The illegal drug trade has brought nothing but bad things on both sides of the border. From the terror inflicted on Mexican citizens to the violence in U.S. cities, the drug trade is a common enemy on both sides of the border. This common enemy has now brought the U.S. and Mexico to form a new cooperation in the fight against illegal drugs.
Citing drug-fueled violence on the streets of Chicago, U.S. and Mexican authorities recently announced a new cooperative push to target south-of-the-border cartel leaders, expedite prosecutions and seize the American currency that flows their way.
According to Brian McKnight, the special agent in charge of the Drug Enforcement Agency’s Chicago office. “This not just a national problem. This is an international problem. … A new era of law enforcement is upon us, and we are coming for you.”
During the first weekend of August Chicago experienced gang related violence in which 74 people were shot leaving 12 dead.
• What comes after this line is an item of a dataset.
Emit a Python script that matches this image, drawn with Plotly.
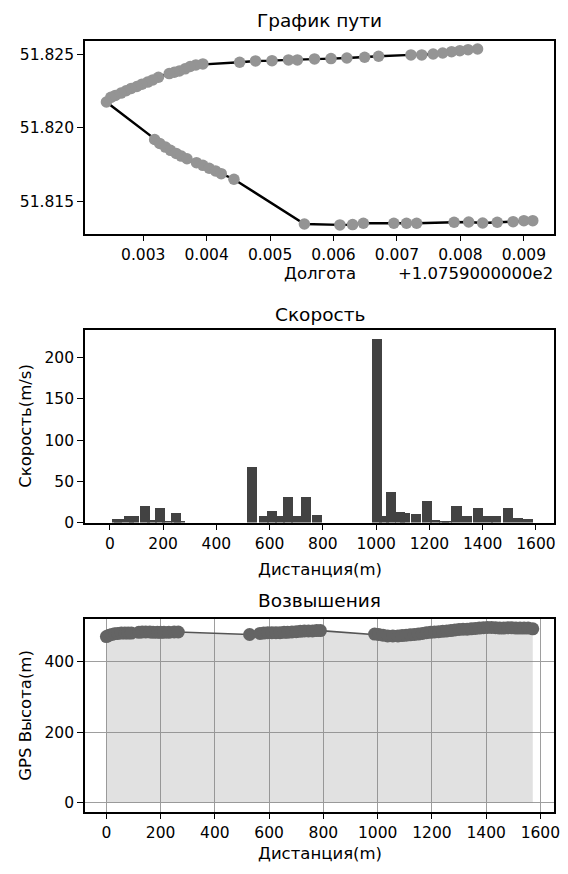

This new cooperative response by law enforcement on both sides of the border was due in part to this shocking wave of violence.
Anthony Williams, the DEA’s chief of operations, told reporters, “Gangs and cartels go hand-in-hand,” “they use each other in an effort to expand their independent business enterprises.”
Some believe this recent news isn’t that different in terms of ongoing policies. Nathan Jones, security studies professor at Sam Houston State University, noted the “kingpin strategy” of targeting high level cartel leaders has been tried in Mexico, in cooperation with the United States, for a dozen years, but that it’s “not that popular in Mexico.”
There are also those who believe that this nothing more than trying to install a tougher law enforcement policy in Mexico before Andrés Manuel López Obrador takes office as Mexico’s new President. Obrador has vowed a new era of peace, amnesty for some drug traffickers, and an end to what he has described as a failed paramilitary war on drugs. Needless to say, this doesn’t sit well with the U.S.